DIRECTIONS → Quote the whole listing exactly. Leave the pictures out of your copy.

[Records with drawing code]
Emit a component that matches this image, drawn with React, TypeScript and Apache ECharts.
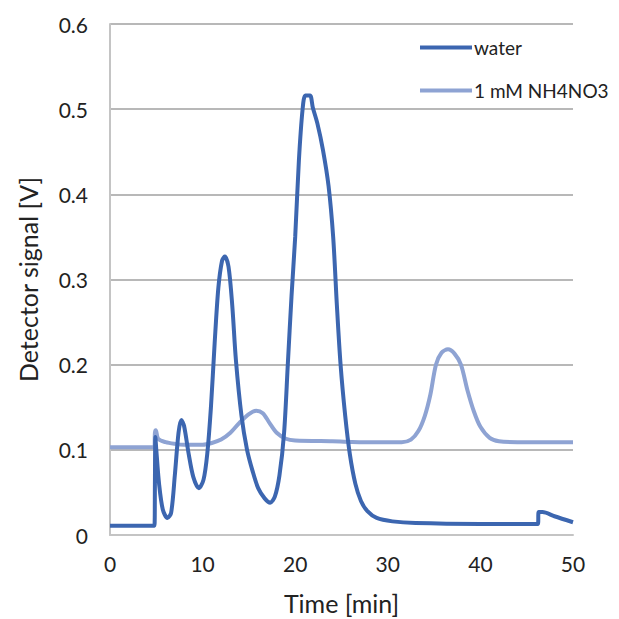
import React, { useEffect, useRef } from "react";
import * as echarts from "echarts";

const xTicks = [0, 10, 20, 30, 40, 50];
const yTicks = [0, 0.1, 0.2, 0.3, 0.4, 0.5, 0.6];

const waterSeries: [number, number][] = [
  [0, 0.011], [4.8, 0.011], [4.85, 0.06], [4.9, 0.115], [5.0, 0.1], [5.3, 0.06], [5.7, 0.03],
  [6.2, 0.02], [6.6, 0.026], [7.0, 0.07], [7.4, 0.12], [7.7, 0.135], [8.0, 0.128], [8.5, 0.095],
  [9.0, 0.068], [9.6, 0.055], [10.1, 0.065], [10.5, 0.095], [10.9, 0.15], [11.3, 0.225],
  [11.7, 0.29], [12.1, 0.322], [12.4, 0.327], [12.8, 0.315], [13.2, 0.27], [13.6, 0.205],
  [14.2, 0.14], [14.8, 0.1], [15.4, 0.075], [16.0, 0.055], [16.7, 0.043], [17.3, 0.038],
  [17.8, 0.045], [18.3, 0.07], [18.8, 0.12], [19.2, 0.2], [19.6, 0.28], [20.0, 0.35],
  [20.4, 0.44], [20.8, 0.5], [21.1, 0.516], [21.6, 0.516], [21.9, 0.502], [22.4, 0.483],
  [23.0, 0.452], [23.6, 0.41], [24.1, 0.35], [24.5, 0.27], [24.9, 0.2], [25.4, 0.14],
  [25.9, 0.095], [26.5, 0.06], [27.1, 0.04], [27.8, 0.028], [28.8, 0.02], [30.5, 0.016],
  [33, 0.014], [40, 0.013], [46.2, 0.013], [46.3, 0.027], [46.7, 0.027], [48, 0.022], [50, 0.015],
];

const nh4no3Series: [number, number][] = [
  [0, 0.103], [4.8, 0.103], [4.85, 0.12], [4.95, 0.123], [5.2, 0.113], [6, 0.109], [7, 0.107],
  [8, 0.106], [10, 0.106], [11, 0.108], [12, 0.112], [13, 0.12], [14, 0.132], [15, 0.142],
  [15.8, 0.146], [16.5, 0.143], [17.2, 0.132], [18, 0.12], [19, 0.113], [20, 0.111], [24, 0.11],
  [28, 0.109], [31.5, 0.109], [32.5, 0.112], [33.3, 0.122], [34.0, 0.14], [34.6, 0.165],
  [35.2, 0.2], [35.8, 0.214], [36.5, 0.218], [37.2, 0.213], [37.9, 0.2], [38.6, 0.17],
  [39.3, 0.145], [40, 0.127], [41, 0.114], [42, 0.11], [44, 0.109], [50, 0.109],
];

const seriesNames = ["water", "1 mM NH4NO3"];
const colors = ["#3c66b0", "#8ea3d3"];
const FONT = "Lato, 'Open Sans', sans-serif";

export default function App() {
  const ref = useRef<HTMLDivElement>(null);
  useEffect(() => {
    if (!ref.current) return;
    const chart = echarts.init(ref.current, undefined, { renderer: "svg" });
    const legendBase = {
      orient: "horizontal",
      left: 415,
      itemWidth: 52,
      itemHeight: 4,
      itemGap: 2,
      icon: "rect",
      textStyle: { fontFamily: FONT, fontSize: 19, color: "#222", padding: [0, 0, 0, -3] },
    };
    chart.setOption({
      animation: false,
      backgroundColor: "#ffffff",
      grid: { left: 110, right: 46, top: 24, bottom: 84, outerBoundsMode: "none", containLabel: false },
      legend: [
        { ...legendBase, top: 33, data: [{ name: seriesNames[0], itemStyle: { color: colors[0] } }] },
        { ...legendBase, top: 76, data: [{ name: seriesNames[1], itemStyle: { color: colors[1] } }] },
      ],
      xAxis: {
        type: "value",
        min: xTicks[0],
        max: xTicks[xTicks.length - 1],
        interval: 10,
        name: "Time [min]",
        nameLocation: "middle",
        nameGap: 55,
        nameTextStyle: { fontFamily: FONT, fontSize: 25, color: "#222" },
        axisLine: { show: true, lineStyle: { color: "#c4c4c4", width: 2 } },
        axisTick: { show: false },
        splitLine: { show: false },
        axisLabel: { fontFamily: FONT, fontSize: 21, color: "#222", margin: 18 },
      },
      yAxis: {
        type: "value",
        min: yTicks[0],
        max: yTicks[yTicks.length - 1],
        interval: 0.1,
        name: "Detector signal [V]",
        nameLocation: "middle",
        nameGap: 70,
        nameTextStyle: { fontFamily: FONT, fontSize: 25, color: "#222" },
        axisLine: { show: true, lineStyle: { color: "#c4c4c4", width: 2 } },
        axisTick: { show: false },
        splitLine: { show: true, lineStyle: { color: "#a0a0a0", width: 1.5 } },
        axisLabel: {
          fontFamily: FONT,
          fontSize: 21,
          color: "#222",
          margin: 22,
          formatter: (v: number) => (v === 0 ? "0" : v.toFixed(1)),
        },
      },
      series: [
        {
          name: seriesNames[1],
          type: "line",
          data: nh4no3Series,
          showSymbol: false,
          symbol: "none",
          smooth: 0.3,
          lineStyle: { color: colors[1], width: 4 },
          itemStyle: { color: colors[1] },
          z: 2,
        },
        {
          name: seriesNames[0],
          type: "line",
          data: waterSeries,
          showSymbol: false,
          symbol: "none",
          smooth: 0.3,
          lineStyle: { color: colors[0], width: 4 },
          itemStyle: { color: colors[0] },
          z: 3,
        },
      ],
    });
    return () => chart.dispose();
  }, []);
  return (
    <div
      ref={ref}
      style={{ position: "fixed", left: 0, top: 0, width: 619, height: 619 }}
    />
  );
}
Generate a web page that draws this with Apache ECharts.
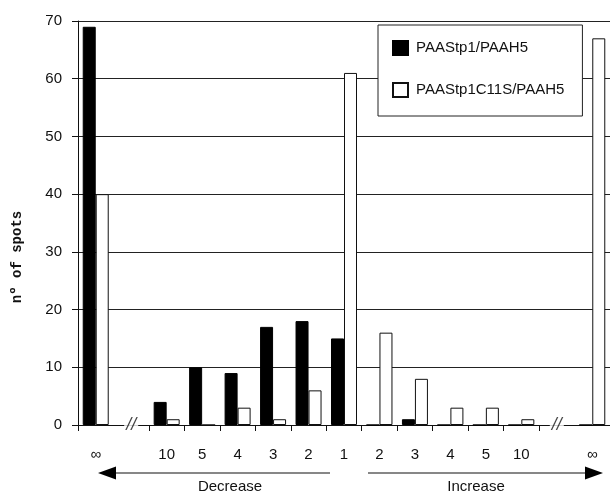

TASK OUTPUT →
Emit a component that matches this image, drawn with React, TypeScript and Apache ECharts.
import React, { useEffect, useRef } from "react";
import * as echarts from "echarts";

const xTicks = [0, 10, 20, 30, 40, 50];
const yTicks = [0, 0.1, 0.2, 0.3, 0.4, 0.5, 0.6];

const waterSeries: [number, number][] = [
  [0, 0.011], [4.8, 0.011], [4.85, 0.06], [4.9, 0.115], [5.0, 0.1], [5.3, 0.06], [5.7, 0.03],
  [6.2, 0.02], [6.6, 0.026], [7.0, 0.07], [7.4, 0.12], [7.7, 0.135], [8.0, 0.128], [8.5, 0.095],
  [9.0, 0.068], [9.6, 0.055], [10.1, 0.065], [10.5, 0.095], [10.9, 0.15], [11.3, 0.225],
  [11.7, 0.29], [12.1, 0.322], [12.4, 0.327], [12.8, 0.315], [13.2, 0.27], [13.6, 0.205],
  [14.2, 0.14], [14.8, 0.1], [15.4, 0.075], [16.0, 0.055], [16.7, 0.043], [17.3, 0.038],
  [17.8, 0.045], [18.3, 0.07], [18.8, 0.12], [19.2, 0.2], [19.6, 0.28], [20.0, 0.35],
  [20.4, 0.44], [20.8, 0.5], [21.1, 0.516], [21.6, 0.516], [21.9, 0.502], [22.4, 0.483],
  [23.0, 0.452], [23.6, 0.41], [24.1, 0.35], [24.5, 0.27], [24.9, 0.2], [25.4, 0.14],
  [25.9, 0.095], [26.5, 0.06], [27.1, 0.04], [27.8, 0.028], [28.8, 0.02], [30.5, 0.016],
  [33, 0.014], [40, 0.013], [46.2, 0.013], [46.3, 0.027], [46.7, 0.027], [48, 0.022], [50, 0.015],
];

const nh4no3Series: [number, number][] = [
  [0, 0.103], [4.8, 0.103], [4.85, 0.12], [4.95, 0.123], [5.2, 0.113], [6, 0.109], [7, 0.107],
  [8, 0.106], [10, 0.106], [11, 0.108], [12, 0.112], [13, 0.12], [14, 0.132], [15, 0.142],
  [15.8, 0.146], [16.5, 0.143], [17.2, 0.132], [18, 0.12], [19, 0.113], [20, 0.111], [24, 0.11],
  [28, 0.109], [31.5, 0.109], [32.5, 0.112], [33.3, 0.122], [34.0, 0.14], [34.6, 0.165],
  [35.2, 0.2], [35.8, 0.214], [36.5, 0.218], [37.2, 0.213], [37.9, 0.2], [38.6, 0.17],
  [39.3, 0.145], [40, 0.127], [41, 0.114], [42, 0.11], [44, 0.109], [50, 0.109],
];

const seriesNames = ["water", "1 mM NH4NO3"];
const colors = ["#3c66b0", "#8ea3d3"];
const FONT = "Lato, 'Open Sans', sans-serif";

export default function App() {
  const ref = useRef<HTMLDivElement>(null);
  useEffect(() => {
    if (!ref.current) return;
    const chart = echarts.init(ref.current, undefined, { renderer: "svg" });
    const legendBase = {
      orient: "horizontal",
      left: 415,
      itemWidth: 52,
      itemHeight: 4,
      itemGap: 2,
      icon: "rect",
      textStyle: { fontFamily: FONT, fontSize: 19, color: "#222", padding: [0, 0, 0, -3] },
    };
    chart.setOption({
      animation: false,
      backgroundColor: "#ffffff",
      grid: { left: 110, right: 46, top: 24, bottom: 84, outerBoundsMode: "none", containLabel: false },
      legend: [
        { ...legendBase, top: 33, data: [{ name: seriesNames[0], itemStyle: { color: colors[0] } }] },
        { ...legendBase, top: 76, data: [{ name: seriesNames[1], itemStyle: { color: colors[1] } }] },
      ],
      xAxis: {
        type: "value",
        min: xTicks[0],
        max: xTicks[xTicks.length - 1],
        interval: 10,
        name: "Time [min]",
        nameLocation: "middle",
        nameGap: 55,
        nameTextStyle: { fontFamily: FONT, fontSize: 25, color: "#222" },
        axisLine: { show: true, lineStyle: { color: "#c4c4c4", width: 2 } },
        axisTick: { show: false },
        splitLine: { show: false },
        axisLabel: { fontFamily: FONT, fontSize: 21, color: "#222", margin: 18 },
      },
      yAxis: {
        type: "value",
        min: yTicks[0],
        max: yTicks[yTicks.length - 1],
        interval: 0.1,
        name: "Detector signal [V]",
        nameLocation: "middle",
        nameGap: 70,
        nameTextStyle: { fontFamily: FONT, fontSize: 25, color: "#222" },
        axisLine: { show: true, lineStyle: { color: "#c4c4c4", width: 2 } },
        axisTick: { show: false },
        splitLine: { show: true, lineStyle: { color: "#a0a0a0", width: 1.5 } },
        axisLabel: {
          fontFamily: FONT,
          fontSize: 21,
          color: "#222",
          margin: 22,
          formatter: (v: number) => (v === 0 ? "0" : v.toFixed(1)),
        },
      },
      series: [
        {
          name: seriesNames[1],
          type: "line",
          data: nh4no3Series,
          showSymbol: false,
          symbol: "none",
          smooth: 0.3,
          lineStyle: { color: colors[1], width: 4 },
          itemStyle: { color: colors[1] },
          z: 2,
        },
        {
          name: seriesNames[0],
          type: "line",
          data: waterSeries,
          showSymbol: false,
          symbol: "none",
          smooth: 0.3,
          lineStyle: { color: colors[0], width: 4 },
          itemStyle: { color: colors[0] },
          z: 3,
        },
      ],
    });
    return () => chart.dispose();
  }, []);
  return (
    <div
      ref={ref}
      style={{ position: "fixed", left: 0, top: 0, width: 619, height: 619 }}
    />
  );
}
Generate a web page that draws this with Apache ECharts.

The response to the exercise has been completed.